A testament to the quality of the University of Georgia’s education is the success of the alumni — many of whom go on to become entrepreneurs and business owners. Saucehouse Barbeque is one of those success stories.
Last year, Saucehouse Barbeque was named the fastest growing “Bulldog business” in the country, and since then it has only continued to conquer new frontiers.
Now a thriving business, Saucehouse was born of innovation, and its story is, quite literally, a visionary’s dreams come true.
Christopher Belk, the founder and owner of Saucehouse, attended UGA for both undergraduate and graduate school. When he found a dilapidated building for sale on West Broad Street, he knew better than most what the location could eventually become.
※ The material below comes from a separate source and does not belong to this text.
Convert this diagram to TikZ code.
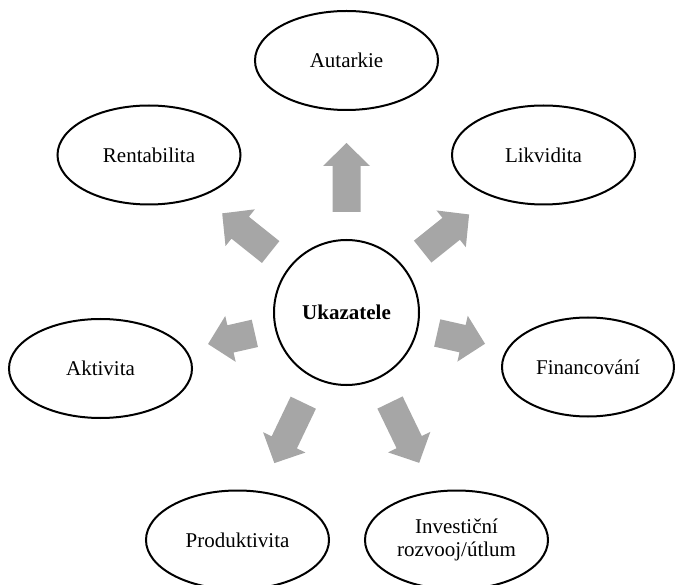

“I saw the value because I love Athens and this town needs an awesome BBQ joint,” Belk said. “People didn’t see the vision, but once we built it, it was fun to see people experience it and get the staff on board. I mean, it’s been such a journey.”
The journey grew in early January 2019 as the business closed a deal to double the size of their location.
“My job is to create growth where it doesn’t exist.”
— Christopher Belk, Saucehouse founder and owner
On Monday, Jan. 14, Belk bought the property sandwiched between Pixel & Ink and Vic’s Vintage. To the left of Vic’s is a parking lot which doubles the original parking lot.
In addition to doubling parking, Saucehouse will increase its office and storage space and double the capacity of its kitchen. The other building will become a catering venue which will be used to host group events and even weddings.
“The building itself has great bones,” Belk said. “Over the next year and a half, we’re really going to transform the looks of the building next door and our goal is to make it so beautiful that a bride would want to get married there.”
Saucehouse is widely known for its catering, but in 2013, a physical restaurant was all that was in the plans. However, due to slow renovations which took two years, Belk and his business partner Charlie Nix found an innovative solution by solely catering until the building was completed.
“The main key is just to be flexible and to not be afraid of change,” Belk said. “I think we’re just trying to make people happy with food and service, and it’s so much fun to try something new.”
Since 2013, Saucehouse has been ever growing and evolving, according to Belk. Whether it is offering new foods resulting from experiments in the kitchen or expanding its catering business into Atlanta, things are always changing.
“My job is to create growth where it doesn’t exist, so if we don’t feel like we are strained on growth, then that worries me — I don’t want us to get comfortable,” Belk said. “That’s why we moved to Atlanta: we need to go to where the bigger market is and we need to go to a town where no one knows us yet.”
This dedication to improvement and growth was what propelled Saucehouse to the top of the list at last year’s Bulldog 100 event hosted by the Student Alumni Association.
Nash Davis, a senior risk management and insurance major from Statesboro, is the president of the Student Alumni Council at the Student Alumni Association and was involved with the Bulldog 100 event last year when Saucehouse won.
“The event is a dinner typically held at the Hyatt Regency or Marriott Marquis in Atlanta,” Davis said. “There are 100 businesses and they get ranked from 100 to number one being the winner.”
Belk remembered the moment of astonishment, disbelief and excitement as he and his team heard the last of the 99 other businesses called out before them and realized that Saucehouse was the number one fastest growing Bulldog business. Saucehouse was on the Bulldog 100 list for several years, but last year was the first time it was ranked No. 1.
“It is probably the most proud I’ve been of an award in my life,” Belk said. “We kept our cool, but afterwards, we went to my house and we just jumped up and down and started screaming because we didn’t want to do it in front of everyone else.”
According to Belk, the event hosts close to 1,000 people, all members of Bulldog businesses and volunteers from the Student Alumni Council.
“It is absolutely such a privilege and such a great time, just to be with them,” Davis said. “They are just there to have a good time. And they just really want to know about you.”
Belk reveled in that feeling of homecoming and belonging to something bigger than himself.
“I’m just honored to be in a room of Bulldogs who worked their tail off to be there,” Belk said. “And, God, it was cool. They were playing the Georgia fight song — it’s fun to be able to get back in a room with a bunch of just nothing but Dawgs.”
While Belk said he never sought out recognition or felt he needed it, there was something satisfying in realizing that his hard work was noticed by others.
“There’s a lot of people out there that have a lot of great ideas, at the end of the day, you’ve just got to do it. It’s easy to have an idea. It’s hard to put effort behind it,” Belk said. “And if you think you can do it, then stop waiting and go do it. Because life is short.”